The springs on your garage door are not the only elements to its function, but they are one of the most crucial when it comes to your doors working safely and efficiently. Serious damage to property and injury can occur if anyone is nearby when they break. Here are the three biggest threats to garage door springs and what you can do to make them last longer.
Rust can happen in any climate, but the wetter areas are at a greater risk. The accumulation of water and moisture in your garage can lead to rusty springs because as water evaporates, it will collect on surfaces.
Rusty garage door springs are a recipe for failure. The rust itself creates friction against the spring and other moving parts, and the resulting corrosion weakens the metal over time. While you can't control the weather, you can do a couple of things to keep the inside of your garage dry:
- Wash away salt water (a natural corrosive) that's dripped from your car's carriage onto the floor.
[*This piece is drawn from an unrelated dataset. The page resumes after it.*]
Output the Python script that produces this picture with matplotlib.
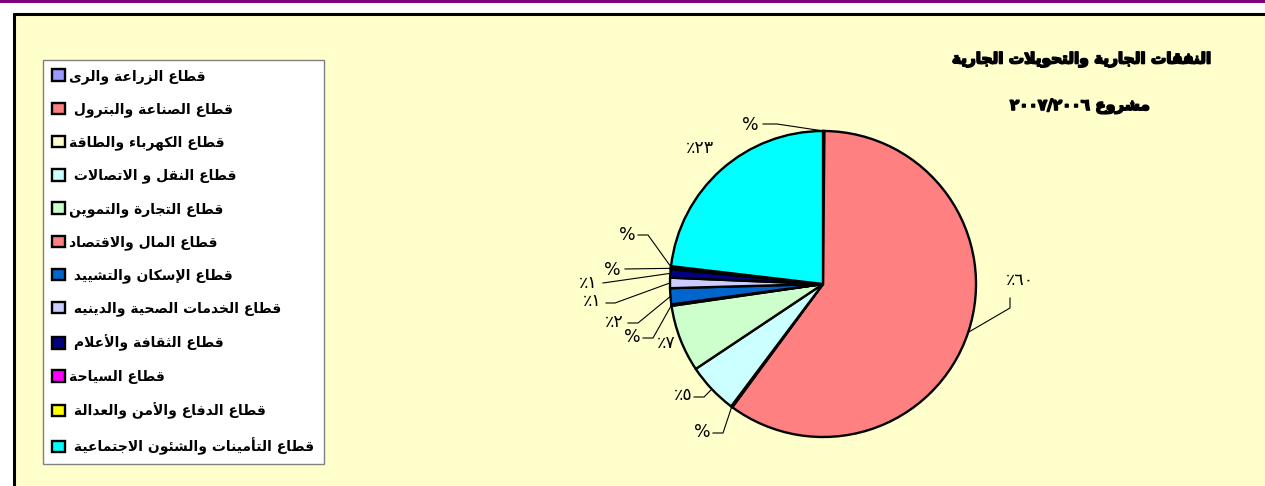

- Keep your gutters clean and clear so rain water can properly drain.
- Maintain the weather stripping along the bottom of the garage door.
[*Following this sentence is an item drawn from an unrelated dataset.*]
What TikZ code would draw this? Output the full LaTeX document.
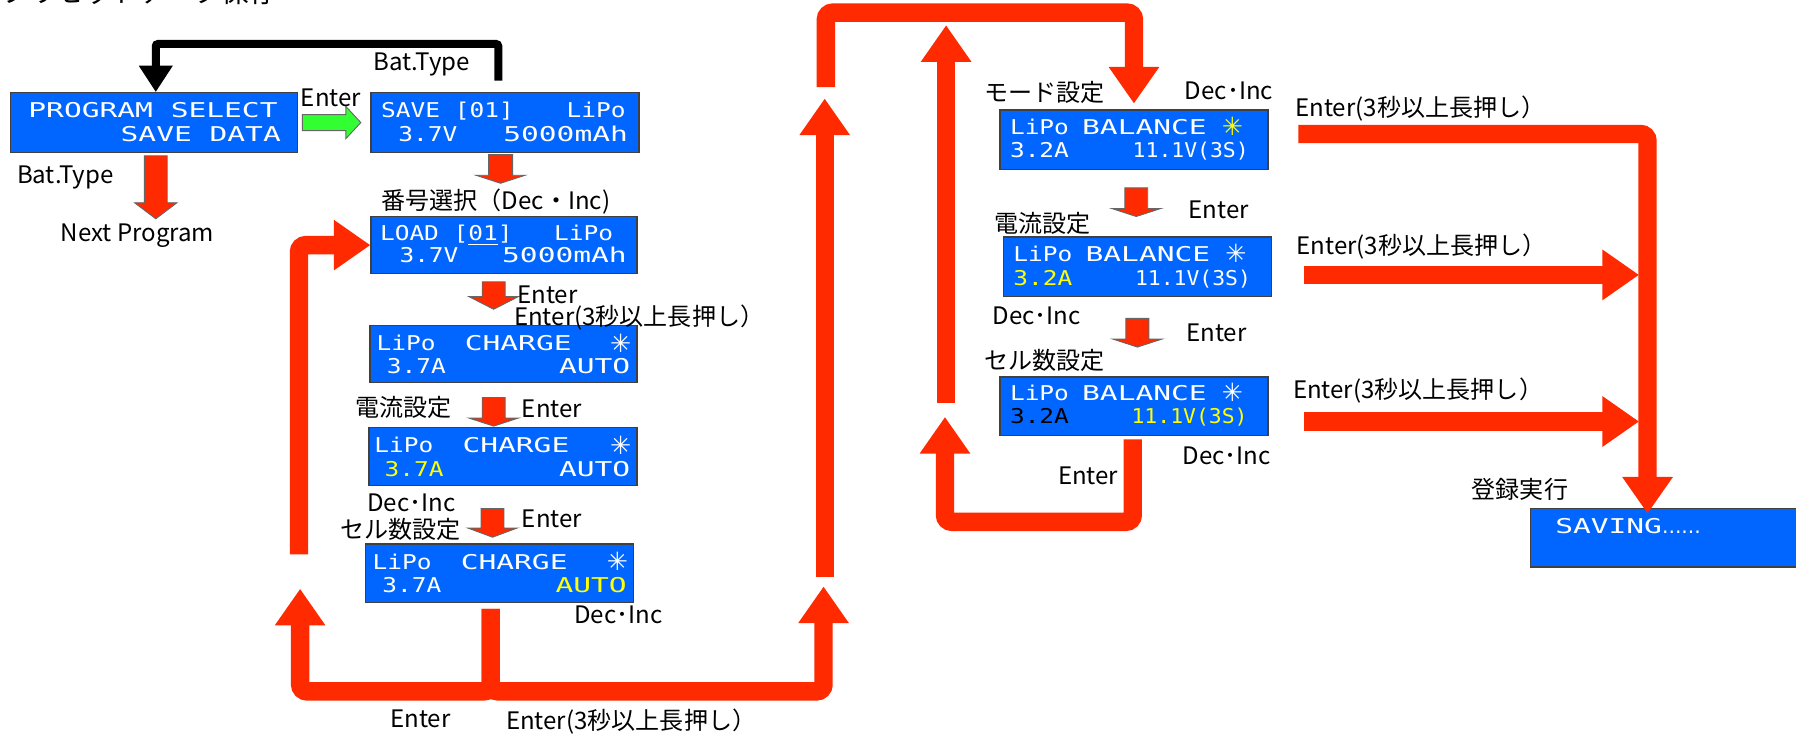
\documentclass[tikz,border=0pt]{standalone}
\usepackage{fontspec}
\setmainfont{Noto Sans CJK JP}
\newfontfamily\lcdfont[FakeStretch=1.45]{DejaVu Sans Mono}
\newfontfamily\lcdmid[FakeStretch=1.2]{DejaVu Sans Mono}
\newfontfamily\lcdnarrow[FakeStretch=1.05]{DejaVu Sans Mono}
\newfontfamily\djv{DejaVu Sans}
\usetikzlibrary{arrows.meta,calc}
\definecolor{lcdblue}{RGB}{0,102,255}
\definecolor{fred}{RGB}{255,42,0}
\definecolor{fgreen}{RGB}{50,255,50}
\definecolor{lcdyellow}{RGB}{255,255,0}
\newcommand\DnBlk[6]{\filldraw[blkarrow] (#1-#5,#2) -- (#1+#5,#2) -- (#1+#5,#3) -- (#1+#6,#3) -- (#1,#4) -- (#1-#6,#3) -- (#1-#5,#3) -- cycle;}
\begin{document}
\begin{tikzpicture}[x=0.5pt,y=-0.5pt,
  lcd/.style={rectangle,fill=lcdblue,draw=black!75,line width=0.6pt,inner sep=0pt},
  lt/.style={inner sep=0pt,text=white,font=\lcdfont\fontsize{8.9pt}{10pt}\selectfont},
  ltm/.style={inner sep=0pt,text=white,font=\lcdmid\fontsize{8.9pt}{10pt}\selectfont},
  ltn/.style={inner sep=0pt,text=white,font=\lcdnarrow\fontsize{8.9pt}{10pt}\selectfont},
  lsym/.style={inner sep=0pt,text=white,font=\djv\fontsize{11pt}{12pt}\selectfont},
  lbl/.style={inner sep=0pt,text=black,font=\fontsize{10.5pt}{12pt}\selectfont},
  bigred/.style={draw=fred,line width=8pt,rounded corners=3pt,-{Triangle[width=21pt,length=16pt]}},
  blkconn/.style={draw=black,line width=3.5pt,rounded corners=1pt,-{Triangle[width=14pt,length=11.5pt]}},
  blkarrow/.style={fill=fred,draw=black!60,line width=0.4pt},
  grnarrow/.style={fill=fgreen,draw=black!60,line width=0.4pt}
]
\useasboundingbox (0,0) rectangle (1568,643);
\clip (0,0) rectangle (1568,643);
\fill[white] (0,0) rectangle (1568,643);

% title (cut off at top)
\node[anchor=base west,inner sep=0pt,font=\fontsize{12pt}{14pt}\selectfont] (title) at (1,2.5) {プリセットデータ保存};

% LCD boxes
\node[lcd,minimum width=125.5pt,minimum height=26pt] (prog) at (134.5,107) {};
\node[lcd,minimum width=117pt,minimum height=26pt] (save) at (441,107) {};
\node[lcd,minimum width=116pt,minimum height=25pt] (load) at (440,214) {};
\node[lcd,minimum width=116.5pt,minimum height=25pt] (chg1) at (439.5,309) {};
\node[lcd,minimum width=117pt,minimum height=25.5pt] (chg2) at (439,398.5) {};
\node[lcd,minimum width=117pt,minimum height=25.5pt] (chg3) at (436,500.5) {};
\node[lcd,minimum width=117pt,minimum height=26pt] (mode) at (990,122) {};
\node[lcd,minimum width=117pt,minimum height=26pt] (bal2) at (993,233) {};
\node[lcd,minimum width=117pt,minimum height=25.5pt] (bal3) at (990,354.5) {};
\node[lcd,minimum width=122pt,minimum height=25.5pt] (saving) at (1458,469.5) {};

% LCD texts
\node[lt,anchor=base west] (p1) at ($(prog.north west)+(16,22)$) {PROGRAM SELECT};
\node[lt,anchor=base east] (p2) at ($(prog.north east)+(-15,43)$) {SAVE DATA};

\node[ltm,anchor=base west] (s1) at ($(save.north west)+(9,22)$) {SAVE [01]};
\node[ltm,anchor=base east] (s2) at ($(save.north east)+(-12,22)$) {LiPo};
\node[ltm,anchor=base west] (s3) at ($(save.north west)+(24,43)$) {3.7V};
\node[lt,anchor=base east] (s4) at ($(save.north east)+(-10,43)$) {5000mAh};

\node[ltm,anchor=base west] (l1) at ($(load.north west)+(8,22)$) {LOAD [\underline{01}]};
\node[ltm,anchor=base east] (l2) at ($(load.north east)+(-21,22)$) {LiPo};
\node[ltm,anchor=base west] (l3) at ($(load.north west)+(25,41)$) {3.7V};
\node[lt,anchor=base east] (l4) at ($(load.north east)+(-9,41)$) {5000mAh};

\node[ltm,anchor=base west] (c1a) at ($(chg1.north west)+(6,23)$) {LiPo};
\node[lt,anchor=base west] (c1b) at ($(chg1.north west)+(83,23)$) {CHARGE};
\node[lsym,anchor=base east] (c1c) at ($(chg1.north east)+(-5,24)$) {✳};
\node[ltm,anchor=base west] (c1d) at ($(chg1.north west)+(15,43)$) {3.7A};
\node[lt,anchor=base east] (c1e) at ($(chg1.north east)+(-6,43)$) {AUTO};

\node[ltm,anchor=base west] (c2a) at ($(chg2.north west)+(5,23)$) {LiPo};
\node[lt,anchor=base west] (c2b) at ($(chg2.north west)+(82,23)$) {CHARGE};
\node[lsym,anchor=base east] (c2c) at ($(chg2.north east)+(-5,24)$) {✳};
\node[ltm,anchor=base west,text=lcdyellow] (c2d) at ($(chg2.north west)+(14,44)$) {3.7A};
\node[lt,anchor=base east] (c2e) at ($(chg2.north east)+(-6,44)$) {AUTO};

\node[ltm,anchor=base west] (c3a) at ($(chg3.north west)+(6.5,22.6)$) {LiPo};
\node[lt,anchor=base west] (c3b) at ($(chg3.north west)+(83.5,22.6)$) {CHARGE};
\node[lsym,anchor=base east] (c3c) at ($(chg3.north east)+(-5,23.6)$) {✳};
\node[ltm,anchor=base west] (c3d) at ($(chg3.north west)+(15,42.7)$) {3.7A};
\node[lt,anchor=base east,text=lcdyellow] (c3e) at ($(chg3.north east)+(-6,42.7)$) {AUTO};

\node[ltm,anchor=base west] (m1) at ($(mode.north west)+(9,22)$) {LiPo};
\node[lt,anchor=base west] (m2) at ($(mode.north west)+(72,22)$) {BALANCE};
\node[lsym,anchor=base west,text=lcdyellow] (m3) at ($(mode.north west)+(194,23)$) {✳};
\node[ltm,anchor=base west] (m4) at ($(mode.north west)+(9,42)$) {3.2A};
\node[ltn,anchor=base east] (m5) at ($(mode.north east)+(-17,42)$) {11.1V(3S)};

\node[ltm,anchor=base west] (b2a) at ($(bal2.north west)+(9,22)$) {LiPo};
\node[lt,anchor=base west] (b2b) at ($(bal2.north west)+(72,22)$) {BALANCE};
\node[lsym,anchor=base west] (b2c) at ($(bal2.north west)+(194,23)$) {✳};
\node[ltm,anchor=base west,text=lcdyellow] (b2d) at ($(bal2.north west)+(9,43)$) {3.2A};
\node[ltn,anchor=base east] (b2e) at ($(bal2.north east)+(-18,43)$) {11.1V(3S)};

\node[ltm,anchor=base west] (b3a) at ($(bal3.north west)+(9,21)$) {LiPo};
\node[lt,anchor=base west] (b3b) at ($(bal3.north west)+(72,21)$) {BALANCE};
\node[lsym,anchor=base west] (b3c) at ($(bal3.north west)+(194,22)$) {✳};
\node[ltm,anchor=base west,text=black] (b3d) at ($(bal3.north west)+(9,41)$) {3.2A};
\node[ltn,anchor=base east,text=lcdyellow] (b3e) at ($(bal3.north east)+(-18,41)$) {11.1V(3S)};

\node[lt,anchor=base west] (sv1) at ($(saving.north west)+(22,22)$) {SAVING{\djv ......}};

% small block arrows
\DnBlk{136}{136}{177}{191}{10}{18.5}
\DnBlk{437}{135}{153}{160}{10.5}{21.5}
\DnBlk{431}{246}{259}{270}{10}{21.5}
\DnBlk{431}{347}{365}{372}{10}{21.5}
\DnBlk{430}{444}{461}{469}{10}{21.5}
\DnBlk{992}{164}{182}{189}{10}{21.5}
\DnBlk{993}{278}{296}{303}{10}{21.5}
\filldraw[grnarrow] (264,100) -- (302,100) -- (302,93) -- (315,107) -- (302,121) -- (302,114) -- (264,114) -- cycle;

% black connector
\draw[blkconn] ($(save.north)+(-6,-10)$) -- ++(0,-32) -| ($(prog.north)+(1.5,0)$);

% big red connectors
\coordinate (r1s) at (261,484);
\draw[bigred] (r1s) |- (load.west);
\coordinate (r2t) at (262,514);
\draw[bigred] ($(chg3.south)+(-7.5,5)$) -- ++(0,72) -| (r2t);
\coordinate (r3t) at (719,512);
\draw[bigred] ($(chg3.south)+(-7.5,5)$) -- ++(0,72) -| (r3t);
\coordinate (r4s) at (720,504);
\coordinate (r4t) at (720,86);
\draw[bigred] (r4s) -- (r4t);
\coordinate (r5s) at (721,76);
\draw[bigred] (r5s) -- ++(0,-65) -| ($(mode.north)+(0,-5)$);
\coordinate (r6t) at (825,364);
\draw[bigred] ($(bal3.south)+(-1,3)$) -- ++(0,72) -| (r6t);
\coordinate (r7s) at (826,352);
\coordinate (r7t) at (826,22);
\draw[bigred] (r7s) -- (r7t);
\draw[bigred] ($(mode.east)+(26,-5)$) -| ($(saving.north west)+(103,5)$);
\coordinate (j2) at (1431,240);
\draw[bigred] ($(bal2.east)+(28,7)$) -- (j2);
\coordinate (j3) at (1431,368);
\draw[bigred] ($(bal3.east)+(31,13.5)$) -- (j3);

% labels
\node[lbl] (t1) at (368,56) {Bat.Type};
\node[lbl] (t2) at (289,85) {Enter};
\node[lbl] (t3) at (57,155) {Bat.Type};
\node[lbl] (t4) at (120,206) {Next Program};
\node[lbl] (t5) at (433,176) {番号選択（Dec・Inc)};
\node[lbl] (t6) at (478,257) {Enter};
\node[lbl] (t7) at (558,277) {Enter(3秒以上長押し）};
\node[lbl] (t8) at (352,356) {電流設定};
\node[lbl] (t9) at (482,357) {Enter};
\node[lbl] (t10) at (359,439) {Dec･Inc};
\node[lbl] (t11) at (350,462) {セル数設定};
\node[lbl] (t12) at (482,453) {Enter};
\node[lbl] (t13) at (540,537) {Dec･Inc};
\node[lbl] (t14) at (367,628) {Enter};
\node[lbl] (t15) at (551,630) {Enter(3秒以上長押し）};
\node[lbl] (t16) at (912,81) {モード設定};
\node[lbl] (t17) at (1073,79) {Dec･Inc};
\node[lbl] (t18) at (1064,183) {Enter};
\node[lbl] (t19) at (910,195) {電流設定};
\node[lbl] (t20) at (905,276) {Dec･Inc};
\node[lbl] (t21) at (1062,291) {Enter};
\node[lbl] (t22) at (912,315) {セル数設定};
\node[lbl] (t23) at (1071,398) {Dec･Inc};
\node[lbl] (t24) at (950,415) {Enter};
\node[lbl] (t25) at (1240,95) {Enter(3秒以上長押し）};
\node[lbl] (t26) at (1241,215) {Enter(3秒以上長押し）};
\node[lbl] (t27) at (1238,341) {Enter(3秒以上長押し）};
\node[lbl] (t28) at (1327,427) {登録実行};
\end{tikzpicture}
\end{document}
- Sweep out any water that accumulates along the garage floor.
- Routinely check for and repair any water leaks you find.
- Invest in a floor fan to help dry and circulate the air.
- Make sure your door closes all the way.
- Every 6 months, apply an anti-rust lubricant.
It's best to stick with lubricants specifically designed for garage doors, as certain other lubricants can strip the paint from your car if they drip down. Check with your garage door repair team for what's recommended. Some high-quality lubricants can offer protection for up to a year.
Whether you have torsion or extension springs, age will creep up on all the working parts of your garage door. First, it's important to examine the differences between the two types of springs. If you're not sure what kind you have, here are a few tips.
Torsion springs won't fully extend when the garage door opens, whereas extension springs do. Also, extension springs usually have a round loop or hook at the ends and tend to have a more "jerky" open. Torsion springs are less common but usually open more smoothly.
Torsion springs last about 15,000-20,000 cycles. If you leave your home two times a day on average, you can expect them to last about 20 years. Not a bad life expectancy, all in all. Extension springs, however, last around 10,000 cycles. So those who come and go about four times a day will only get about seven years out of the life of their extension springs.
You can't do anything to stop Father Time, so it's important to determine if your springs are aging prematurely. Pull the red release cord on the door so that you can open it manually, then lift the door several feet off the floor. If it starts to slowly slide down, this is a sign that your springs are showing their age. The best thing to do at that point is to have them replaced so that you don't have to worry about them breaking. Consider investing in extended-life torsion springs. They tend to last about four times longer than the others, surviving up to 100,000 cycles.
If you managed to survive high school chemistry without falling asleep, you might remember that cold causes matter to contract. Well, steel is no exception. When exposed to freezing temperatures, it becomes less flexible, more brittle, and therefore more susceptible to cracking. Cold steel can also collect condensation, which you know can lead to rusting. And all that lubrication you applied? Well, it loses its viscosity in cold weather—a double whammy.
Keeping your garage as warm and insulated as possible is the best way to protect your springs from breaking in cold weather. And some of the tricks that protect against rust formation, like quality weather stripping and ensuring your door closes all the way, can also keep your garage warm. You may want to also think about using a thermometer in your garage to monitor the temperature during the winter. Some homeowners opt to use a space heater on really frigid days and place insulation along the walls as well as the garage door panels.